RFK Jr.、連邦レベルでの大麻合法化を公約──「自由と経済のために必要だ」

2024年アメリカ大統領選に無所属で出馬したロバート・F・ケネディ・ジュニア(RFK Jr.)が、大麻の連邦レベルでの合法化を公約の一つに掲げ、注目を集めている。ケネディ家の名門出身でありながら、既存の政治体制を批判し続けてきた彼は、今回の選挙戦で「自由」と「経済的利益」の観点から、大麻規制の撤廃を強く訴えている。

「大麻禁止は時代遅れ」──RFK Jr.の主張

現在、アメリカでは多くの州が医療用および娯楽用大麻を合法化しているものの、連邦法の下では依然として違法な麻薬と分類されている。このため、州レベルで合法化が進む一方で、銀行サービスの制約や州間取引の禁止など、産業発展の妨げとなる要因が多い。

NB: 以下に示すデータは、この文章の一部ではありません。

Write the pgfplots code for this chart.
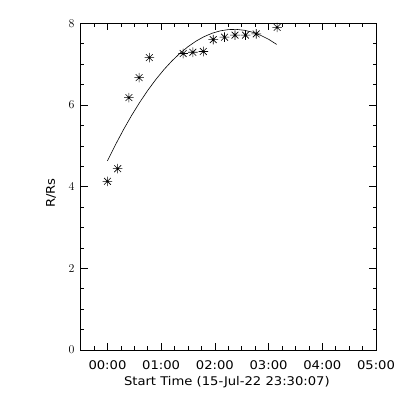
\documentclass[border=0pt]{standalone}
\usepackage{fontspec}
\setmainfont{DejaVu Sans}[FakeStretch=1.1]
\usepackage{pgfplots}
\pgfplotsset{compat=1.18}
\pgfdeclareplotmark{ast8}{%
 \pgfpathmoveto{\pgfqpoint{-\pgfplotmarksize}{0pt}}\pgfpathlineto{\pgfqpoint{\pgfplotmarksize}{0pt}}%
 \pgfpathmoveto{\pgfqpoint{0pt}{-\pgfplotmarksize}}\pgfpathlineto{\pgfqpoint{0pt}{\pgfplotmarksize}}%
 \pgfpathmoveto{\pgfqpoint{-0.707\pgfplotmarksize}{-0.707\pgfplotmarksize}}\pgfpathlineto{\pgfqpoint{0.707\pgfplotmarksize}{0.707\pgfplotmarksize}}%
 \pgfpathmoveto{\pgfqpoint{-0.707\pgfplotmarksize}{0.707\pgfplotmarksize}}\pgfpathlineto{\pgfqpoint{0.707\pgfplotmarksize}{-0.707\pgfplotmarksize}}%
 \pgfusepathqstroke}
\begin{document}
\begin{tikzpicture}
\useasboundingbox (0,0) rectangle (400bp,400bp);
\begin{axis}[
 at={(80.7bp,50bp)}, anchor=south west,
 scale only axis, width=295.3bp, height=326.7bp,
 xmin=-0.498, xmax=5, ymin=0, ymax=8,
 xtick={0,1,2,3,4,5},
 xticklabels={00:00,01:00,02:00,03:00,04:00,05:00},
 minor xtick={-0.25,0.25,0.5,0.75,1.25,1.5,1.75,2.25,2.5,2.75,3.25,3.5,3.75,4.25,4.5,4.75},
 ytick={0,2,4,6,8},
 minor ytick={0.5,1,1.5,2.5,3,3.5,4.5,5,5.5,6.5,7,7.5},
 tick align=inside,
 major tick length=7bp, minor tick length=3.5bp,
 axis line style={line width=0.7bp},
 tick style={black, line width=0.6bp},
 tick label style={font=\fontsize{12}{14}\selectfont},
 label style={font=\fontsize{12}{14}\selectfont},
 xticklabel style={yshift=-7.3bp},
 yticklabel style={xshift=-2.7bp},
 xlabel={Start Time (15-Jul-22 23:30:07)},
 ylabel={R/Rs},
 xlabel style={at={(axis description cs:0.495,-0.097)}, anchor=center},
 ylabel style={at={(axis description cs:-0.1,0.48)}, anchor=center},
]
\addplot[only marks, mark=ast8, mark size=4.8bp, line width=0.6bp] coordinates {
(0.00,4.13) (0.19,4.44) (0.40,6.18) (0.59,6.67) (0.78,7.16)
(1.41,7.26) (1.59,7.29) (1.785,7.31) (1.97,7.60) (2.18,7.66)
(2.375,7.71) (2.57,7.71) (2.77,7.74) (3.16,7.90)
};
\addplot[line width=0.6bp] coordinates {
(0.00,4.630) (0.15,5.028) (0.30,5.399) (0.45,5.744) (0.60,6.063)
(0.75,6.356) (0.90,6.623) (1.05,6.864) (1.20,7.078) (1.35,7.266)
(1.50,7.428) (1.65,7.564) (1.80,7.674) (1.95,7.757) (2.10,7.815)
(2.25,7.846) (2.40,7.851) (2.55,7.829) (2.70,7.782) (2.85,7.708)
(3.00,7.609) (3.15,7.483)
};
\end{axis}
\end{tikzpicture}
\end{document}
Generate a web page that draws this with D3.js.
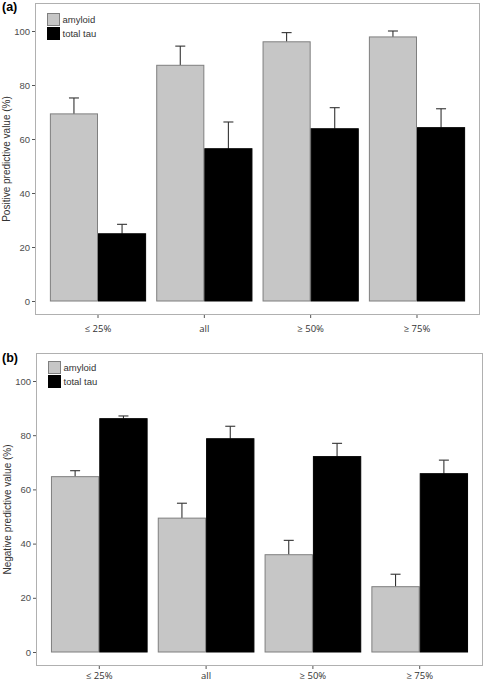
<!DOCTYPE html>
<html>
<head>
<meta charset="utf-8">
<script src="https://cdn.jsdelivr.net/npm/d3@7"></script>
<style>
  html, body { margin: 0; padding: 0; background: #fff; }
  svg { display: block; font-family: "Liberation Sans", Arial, sans-serif; }
</style>
</head>
<body>
<svg id="chart" width="485" height="683"></svg>
<script>
// ---- data ----
const categories = ["\u2264 25%", "all", "\u2265 50%", "\u2265 75%"];
const seriesNames = ["amyloid", "total tau"];
const seriesColors = ["#c6c6c6", "#000000"];

// Panel (a): positive predictive value
const ppvAmyloid = [69.3, 87.3, 96.0, 97.8];
const ppvAmyloidErr = [75.2, 94.4, 99.4, 100.0];
const ppvTau = [24.9, 56.4, 63.8, 64.2];
const ppvTauErr = [28.4, 66.3, 71.6, 71.2];

// Panel (b): negative predictive value
const npvAmyloid = [64.7, 49.4, 35.9, 24.1];
const npvAmyloidErr = [66.9, 54.9, 41.2, 28.7];
const npvTau = [86.1, 78.7, 72.1, 65.8];
const npvTauErr = [87.1, 83.3, 77.0, 70.8];

const yTicks = [0, 20, 40, 60, 80, 100];

const svg = d3.select("#chart");

function drawPanel(cfg) {
  const g = svg.append("g");
  const { left, right, top, bottom, y0, y100 } = cfg;

  const y = d3.scaleLinear().domain([0, 100]).range([y0, y100]);
  const x = d3.scaleBand().domain(categories).range([left, right])
    .paddingInner(0.095).paddingOuter(0.14);
  const xs = d3.scaleBand().domain(seriesNames).range([0, x.bandwidth()]).padding(0);

  // panel border
  g.append("rect")
    .attr("x", left + 0.5).attr("y", top + 0.5)
    .attr("width", right - left - 1).attr("height", bottom - top - 1)
    .attr("fill", "#fff").attr("stroke", "#b0b0b0").attr("stroke-width", 1);

  const rows = categories.map((c, i) => ({
    cat: c,
    vals: [
      { s: seriesNames[0], v: cfg.a[i], e: cfg.aErr[i], color: seriesColors[0] },
      { s: seriesNames[1], v: cfg.t[i], e: cfg.tErr[i], color: seriesColors[1] }
    ]
  }));

  const grp = g.selectAll("g.grp").data(rows).enter().append("g")
    .attr("transform", d => `translate(${x(d.cat)},0)`);

  // error bars (upper only), drawn behind bars
  grp.selectAll("line.err").data(d => d.vals).enter().append("line")
    .attr("x1", d => xs(d.s) + xs.bandwidth() / 2)
    .attr("x2", d => xs(d.s) + xs.bandwidth() / 2)
    .attr("y1", d => y(d.v)).attr("y2", d => y(d.e))
    .attr("stroke", "#333").attr("stroke-width", 1.1);
  grp.selectAll("line.cap").data(d => d.vals).enter().append("line")
    .attr("x1", d => xs(d.s) + xs.bandwidth() / 2 - 5)
    .attr("x2", d => xs(d.s) + xs.bandwidth() / 2 + 5)
    .attr("y1", d => y(d.e)).attr("y2", d => y(d.e))
    .attr("stroke", "#333").attr("stroke-width", 1.1);

  grp.selectAll("rect.bar").data(d => d.vals).enter().append("rect")
    .attr("x", d => xs(d.s) + 0.5)
    .attr("width", xs.bandwidth() - 1)
    .attr("y", d => y(d.v))
    .attr("height", d => y(0) - y(d.v))
    .attr("fill", d => d.color)
    .attr("stroke", d => d.s === "amyloid" ? "#7f7f7f" : "#000")
    .attr("stroke-width", 1);

  // y axis
  const yAxis = d3.axisLeft(y).tickValues(yTicks).tickSize(3).tickPadding(2);
  const ya = g.append("g").attr("transform", `translate(${left},0)`).call(yAxis);
  ya.select(".domain").remove();
  ya.selectAll(".tick line").attr("stroke", "#555");
  ya.selectAll(".tick text").attr("fill", "#4d4d4d")
    .style("font-size", "9.5px").style("font-family", "Liberation Sans, Arial, sans-serif");

  // x axis
  const xAxis = d3.axisBottom(x).tickSize(3).tickPadding(cfg.xPad);
  const xa = g.append("g").attr("transform", `translate(0,${bottom})`).call(xAxis);
  xa.select(".domain").remove();
  xa.selectAll(".tick line").attr("stroke", "#555");
  xa.selectAll(".tick text").attr("fill", "#333")
    .style("font-size", "9.5px").style("font-family", "'Open Sans', Arial, sans-serif");

  // y title
  g.append("text")
    .attr("transform", `translate(${cfg.titleX},${(top + bottom) / 2}) rotate(-90)`)
    .attr("text-anchor", "middle")
    .attr("fill", "#333")
    .style("font-size", "10px")
    .text(cfg.yTitle);

  // panel label
  g.append("text")
    .attr("x", 2).attr("y", cfg.labelY)
    .attr("fill", "#000").style("font-size", "12.5px").style("font-weight", "bold")
    .text(cfg.label);

  // legend
  const lg = g.append("g").attr("transform", `translate(${left + 12},${cfg.legendY})`);
  seriesNames.forEach((s, i) => {
    lg.append("rect").attr("x", 0.5).attr("y", i * 14 + 0.5)
      .attr("width", 12).attr("height", 12)
      .attr("fill", seriesColors[i]).attr("stroke", i === 0 ? "#7f7f7f" : "#000");
    lg.append("text").attr("x", 15.5).attr("y", i * 14 + 10)
      .attr("fill", "#333").style("font-size", "9.5px").text(s);
  });
}

drawPanel({
  left: 35, right: 480, top: 3, bottom: 315, y0: 301, y100: 31,
  a: ppvAmyloid, aErr: ppvAmyloidErr, t: ppvTau, tErr: ppvTauErr,
  yTitle: "Positive predictive value (%)", titleX: 10, label: "(a)", labelY: 11, legendY: 13, xPad: 7
});
drawPanel({
  left: 36, right: 483, top: 353, bottom: 666, y0: 652, y100: 381,
  a: npvAmyloid, aErr: npvAmyloidErr, t: npvTau, tErr: npvTauErr,
  yTitle: "Negative predictive value (%)", titleX: 11, label: "(b)", labelY: 362, legendY: 361, xPad: 3
});
</script>
</body>
</html>
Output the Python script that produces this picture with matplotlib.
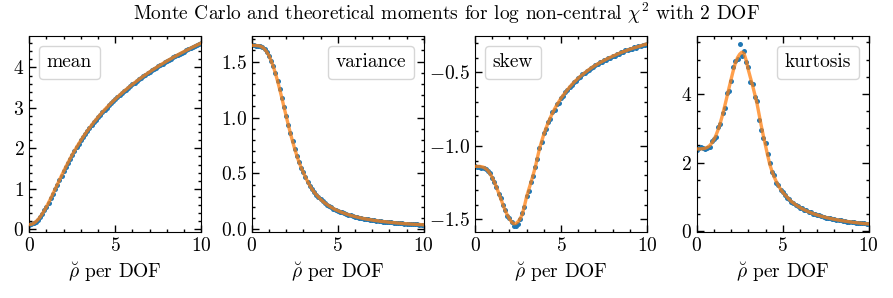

RFK Jr.はこれに対し、「大麻禁止はもはや時代遅れの政策であり、無意味な犯罪化を生み、経済的成長の足かせになっている」と主張。彼の政策は、大麻のスケジュールⅠ(最も厳しい規制対象)からの除外を推進し、アルコールやタバコと同様の規制体制へ移行することを目指している。

経済効果と社会的影響

RFK Jr.は、大麻の合法化がもたらす経済効果にも着目している。現在、合法市場は急成長を遂げており、2023年時点でアメリカの大麻産業は年間300億ドル規模に達していると推定されている。しかし、連邦政府が依然として違法とみなしているため、多くの企業が税制面で不利益を被り、銀行融資も受けにくい状況にある。

彼は「完全合法化によって、新たな雇用を生み出し、中小企業の参入障壁を取り除くことができる。さらに、政府は課税による財源を確保し、教育や医療に再投資できる」と述べている。

また、RFK Jr.は大麻犯罪による不当な逮捕・投獄の問題にも言及。「特に黒人やヒスパニック系アメリカ人が大麻関連の犯罪で不釣り合いに逮捕されてきた歴史がある。この不公平を是正するためにも、連邦レベルでの合法化が必要だ」として、過去の大麻関連の有罪判決を取り消し、服役者の釈放を進める考えを示した。

大統領選と大麻政策の行方

現在、バイデン政権も大麻の非犯罪化に向けた動きを見せており、スケジュールⅠからの格下げを検討している。しかし、RFK Jr.は「半端な改革ではなく、完全合法化こそが必要だ」と主張。民主党・共和党のどちらにも属さない独立候補として、より大胆な改革を提案している。

アメリカの有権者の間では、大麻合法化を支持する声が年々増えており、最新の世論調査では70%以上が連邦レベルでの合法化に賛成しているというデータもある。RFK Jr.の政策がどこまで支持を集めるか、今後の選挙戦の行方に注目が集まる。

「自由」のための闘い

ケネディ家といえば、伝統的な民主党の象徴ともいえる存在だが、RFK Jr.は「既存の政治体制に縛られない自由」を追求してきた。環境問題やワクチン政策など、従来の枠を超えたスタンスを取りながら、今回の選挙戦では大麻合法化を重要な争点として掲げている。

彼は「これは単なる嗜好品の問題ではない。政府が国民の自由を制限すべきか、それとも選択の権利を尊重すべきかという、より大きな議論なのだ」と語る。

果たしてRFK Jr.のビジョンは、アメリカの未来にどのような影響を与えるのか。連邦レベルでの大麻解禁が現実となる日は、そう遠くないのかもしれない。